BookingContract: This contract extends HotelBooking and serves as the deployment contract for the booking system. It includes a test function test() that returns a test message. Please note that during the deployment process, we’ll be deploying this BookingContract in the Remix IDE meaning we will be choosing it in the list of dropdown.
The code provides a basic structure for a booking system, allowing users to book flights and hotels while managing balances and contract administration.
Testing and Deploying the Smart Contract Using Remix
We will utilize Remix to assess the contract we created. All you need to do is copy and paste the code into Remix and perform the compilation. In the left sidebar of Remix, you can opt for auto-compilation. The accompanying animation demonstrates the process of compiling your Solidity code.
Once you have compiled the code, you can proceed to deploy it using the Remix platform. During the deployment process, we will deposit free ETH into the provided address in Remix. To accomplish this, you should first choose the network environment, then select BookingContract, and finally click on the deploy button. After clicking the deploy button, you will be able to view the deployed contract as demonstrated below.
When you open the contract, you can use the copy icon to copy the contract address to your clipboard. However, please refrain from copying it at this moment. Instead, expand the contract by clicking the “greater than” icons. Once you have expanded the deployed contract, you will be able to view the output displayed below.
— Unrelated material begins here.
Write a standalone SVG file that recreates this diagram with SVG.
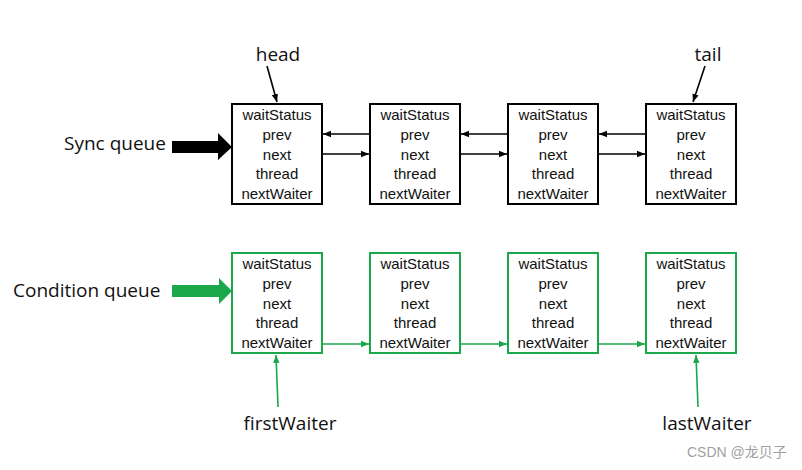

After successfully deploying the contract, we can proceed to make a flight reservation by utilizing the FlightBookings function. However, it is necessary to deposit funds into the contract’s wallet beforehand. To complete the deposit process, please refer to the instructions provided in the accompanying video.
Based on the output provided above, we transferred 5 ETH to the wallet and verified the balance of the contract. Additionally, we utilized the balanceAddress function to examine our balance. This function associates the address with a uint256 value, which increases when a user makes a deposit and decreases when a user reserves a flight or hotel.
Booking the flight in Remix
In this part, our task is to reserve a flight within the Remix IDE using the active contract. To do this, we need to open the FlightBookings function and provide all the necessary details for the flight reservation, as demonstrated below. Once we have filled in the information, we can book the flight by clicking the “transact” button. It’s important to remember that if we haven’t deposited funds into the contract as previously discussed, an error indicating insufficient funds will occur. The following output provides a visual representation of the process for booking a flight directly through Remix.
Based on the information displayed above, we copied the address that was used to deploy the contract, which serves as the admin address as defined in the code. We then pasted this address into a function called “flightBookingAddresses” to retrieve the booking data.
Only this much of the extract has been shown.